What is the treatment?

  • Severe cases are treated in a hospital setting. Treatment usually involves the use of medication, psychotherapy, and rehabilitation.
  • The most effective medication are regular doses of anti-psychotic drugs designed to reduce symptoms so that the person can benefit from psychotherapy. As symptoms gradually disappear, doses are reduced. Some people however, need long-term medication. They may either take oral medication regularly or be given an injection every 2 to 4 weeks to ensure compliance.
  • As soon as the person's symptoms are controlled by medication, he or she is ready to be helped by psychotherapy. Techniques of psychotherapy very, but the goal is the same: to help the person understand the emotional factors underlying the disorder and how they contributed to the current episode. Medication and psychotherapy play major roles in helping the person get back in touch with reality. For treatment to be effective, the family needs to be closely involved. 
  • The final stage of treatment is rehabilitation, which helps people who are recovering from a bout of schizophrenia to regain normal skills and behavioral patterns. In the early stages of hospital treatment, people with schizophrenia are generally given increasingly complex tasks and pressures, which eventually approximate the tasks and pressures of the real world. Those with schizophrenia need assistance from day centers or other community care once they are released from the hospital, but these resources are not always available.

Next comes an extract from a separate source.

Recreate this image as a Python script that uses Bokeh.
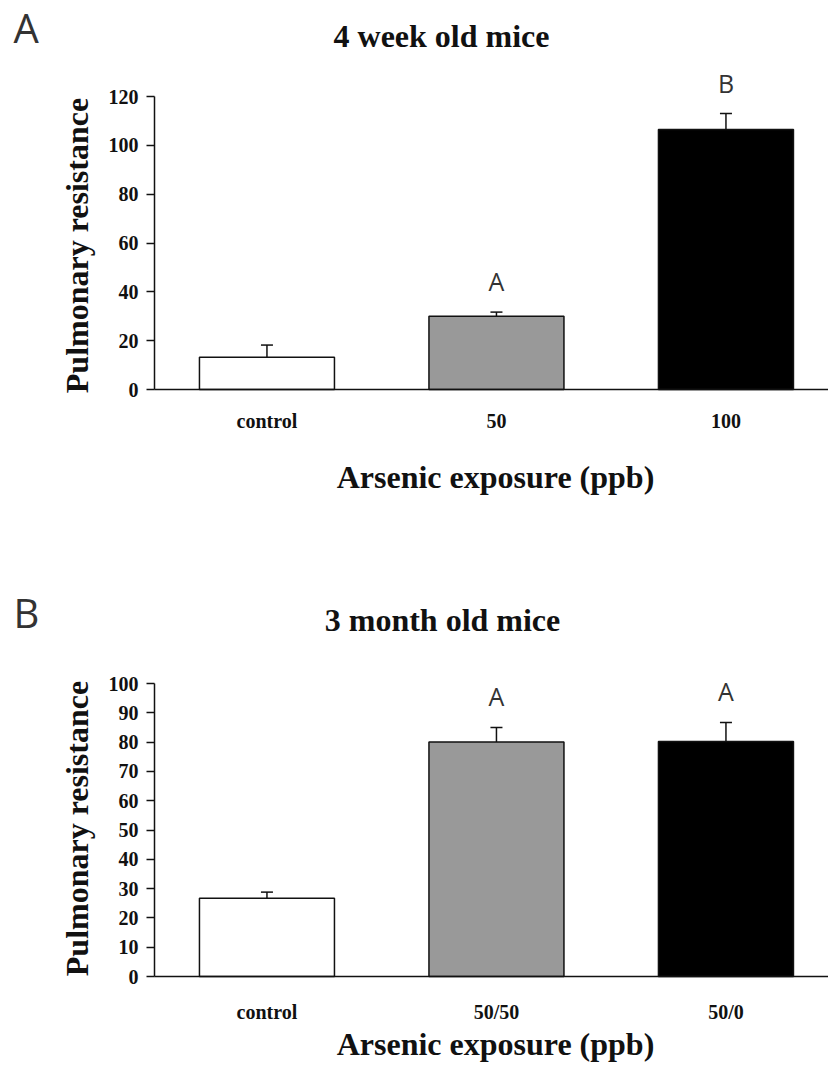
import math
from bokeh.plotting import figure
from bokeh.models import ColumnDataSource, Range1d, Label, Whisker, TeeHead, FixedTicker
from bokeh.layouts import column
from bokeh.embed import file_html
from bokeh.resources import INLINE

# ---------------- data ----------------
cats_a = ["control", "50", "100"]
vals_a = [13.2, 30.0, 106.5]
errs_a = [5.0, 1.7, 6.5]
sig_a = ["", "A", "B"]
ticks_a = [0, 20, 40, 60, 80, 100, 120]
ymax_a = 120

cats_b = ["control", "50/50", "50/0"]
vals_b = [26.7, 80.0, 80.2]
errs_b = [2.1, 5.0, 6.5]
sig_b = ["", "A", "A"]
ticks_b = [0, 10, 20, 30, 40, 50, 60, 70, 80, 90, 100]
ymax_b = 100

bar_colors = ["#ffffff", "#999999", "#000000"]

title_a = "4 week old mice"
title_b = "3 month old mice"
xlabel = "Arsenic exposure (ppb)"
ylabel = "Pulmonary resistance"

# ---------------- layout (canvas px) ----------------
FIG_W = 828
AXIS_X = 154          # canvas x of the y axis
UNIT_X = 229.5        # px per category
SERIF = "Liberation Serif"
SANS = "Open Sans"
INK = "#111111"
LIFT = 0.4            # baseline correction, in em


def make_panel(cats, vals, errs, sig, ticks, ymax, title, letter,
               fig_h, zero_y, unit_y, x_standoff, pos):
    """zero_y: local canvas y of value 0; unit_y: px per data unit."""
    x0 = -AXIS_X / UNIT_X
    x1 = (FIG_W - AXIS_X) / UNIT_X
    y0 = (zero_y - fig_h) / unit_y
    y1 = zero_y / unit_y
    p = figure(x_range=Range1d(x0, x1), y_range=Range1d(y0, y1),
               width=FIG_W, height=fig_h,
               min_border_left=0, min_border_right=0,
               min_border_top=0, min_border_bottom=0,
               output_backend="svg", toolbar_location=None)
    p.outline_line_color = None
    p.background_fill_color = "white"
    p.border_fill_color = "white"
    p.xgrid.grid_line_color = None
    p.ygrid.grid_line_color = None

    def dx(px):
        return (px - AXIS_X) / UNIT_X

    def dy(py):
        return (zero_y - py) / unit_y

    xpos = [i + 0.49 for i in range(len(cats))]
    src = ColumnDataSource(dict(
        x=xpos, vals=vals,
        upper=[v + e for v, e in zip(vals, errs)],
        colors=bar_colors,
    ))
    p.add_layout(Whisker(source=src, base="x", lower="vals", upper="upper",
                         line_color=INK, line_width=1.5,
                         upper_head=TeeHead(size=12, line_color=INK, line_width=1.5),
                         lower_head=None))
    p.vbar(x="x", top="vals", width=135 / UNIT_X, source=src,
           fill_color="colors", line_color=INK, line_width=1.5)

    # y axis (fixed at x = 0, limited to the data extent)
    p.yaxis.fixed_location = 0
    p.yaxis.bounds = (0, ymax)
    p.yaxis.ticker = FixedTicker(ticks=ticks)
    p.yaxis.axis_line_width = 1.5
    p.yaxis.axis_line_color = INK
    p.yaxis.major_tick_line_width = 1.5
    p.yaxis.major_tick_line_color = INK
    p.yaxis.major_tick_out = 8
    p.yaxis.major_tick_in = 0
    p.yaxis.minor_tick_line_color = None
    p.yaxis.major_label_standoff = 8
    p.yaxis.major_label_text_font = SERIF
    p.yaxis.major_label_text_font_style = "bold"
    p.yaxis.major_label_text_font_size = "20px"
    p.yaxis.major_label_text_color = INK

    # x axis (fixed at y = 0)
    p.xaxis.fixed_location = 0
    p.xaxis.bounds = (0, x1)
    p.xaxis.ticker = FixedTicker(ticks=xpos)
    p.xaxis.major_label_overrides = {x: c for x, c in zip(xpos, cats)}
    p.xaxis.axis_line_width = 1.5
    p.xaxis.axis_line_color = INK
    p.xaxis.major_tick_line_color = None
    p.xaxis.major_tick_out = 0
    p.xaxis.major_tick_in = 0
    p.xaxis.minor_tick_line_color = None
    p.xaxis.major_label_standoff = x_standoff
    p.xaxis.major_label_text_font = SERIF
    p.xaxis.major_label_text_font_style = "bold"
    p.xaxis.major_label_text_font_size = "20px"
    p.xaxis.major_label_text_color = INK

    # significance letters
    gap = (21 + LIFT * 25) / unit_y
    for xi, s, v, e in zip(xpos, sig, vals, errs):
        if s:
            p.add_layout(Label(x=xi, y=v + e + gap, text=s,
                               text_align="center", text_baseline="alphabetic",
                               text_font=SANS, text_font_size="25px",
                               text_color="#333333"))

    p.add_layout(Label(x=dx(pos["letter"][0]), y=dy(pos["letter"][1] - LIFT * 40), text=letter,
                       text_align="left", text_baseline="alphabetic",
                       text_font=SANS, text_font_size="40px", text_color="#333333"))
    p.add_layout(Label(x=dx(pos["title"][0]), y=dy(pos["title"][1] - LIFT * 32), text=title,
                       text_align="center", text_baseline="alphabetic",
                       text_font=SERIF, text_font_style="bold",
                       text_font_size="32px", text_color=INK))
    p.add_layout(Label(x=dx(pos["ylab"][0] - LIFT * 32), y=dy(pos["ylab"][1]), text=ylabel,
                       angle=math.pi / 2, text_align="center", text_baseline="alphabetic",
                       text_font=SERIF, text_font_style="bold",
                       text_font_size="32px", text_color=INK))
    p.add_layout(Label(x=dx(pos["xlab"][0]), y=dy(pos["xlab"][1] - LIFT * 32), text=xlabel,
                       text_align="center", text_baseline="alphabetic",
                       text_font=SERIF, text_font_style="bold",
                       text_font_size="32px", text_color=INK))
    return p


# panel A occupies canvas y 0..530, panel B 530..1063
p1 = make_panel(cats_a, vals_a, errs_a, sig_a, ticks_a, ymax_a, title_a, "A",
                fig_h=530, zero_y=389, unit_y=293 / 120, x_standoff=20,
                pos=dict(letter=(13, 43), title=(441, 48), ylab=(89, 245), xlab=(495, 489)))
B_TOP = 530
p2 = make_panel(cats_b, vals_b, errs_b, sig_b, ticks_b, ymax_b, title_b, "B",
                fig_h=533, zero_y=976 - B_TOP, unit_y=293 / 100, x_standoff=24,
                pos=dict(letter=(13, 628 - B_TOP), title=(442, 632 - B_TOP),
                         ylab=(89, 828 - B_TOP), xlab=(495, 1056 - B_TOP)))

layout = column(p1, p2, spacing=0)
open("out.html", "w").write(file_html(layout, INLINE))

What are the long-term prospects?

Many people recover from an episode of schizophrenia well enough to return to varying degrees of independence. But they may have further episodes, especially if they do not take their medication as prescribed. In some people the condition becomes chronic. About 10% remains impaired for life. The outlook improves if you follow your physician's advice about medication, and if the family is involved in your treatment.

What should be done?
  • If you suspect that someone in your family is schizophrenic, try to get the person to see a physician. It probably will not be easy. People who are becoming mentally ill often refuse to admit it. But medical care is crucial. Do not leave a person alone who at that time seems extremely disturbed. The presence of a relative or friend will reassure that person. Keeping him or her from self destructive behavior until help arrives may be essential. However, if you feel threatened, leave the person and wait for help. People with symptoms similar to those of schizophrenia may be admitted to a hospital for a preliminary period of observation.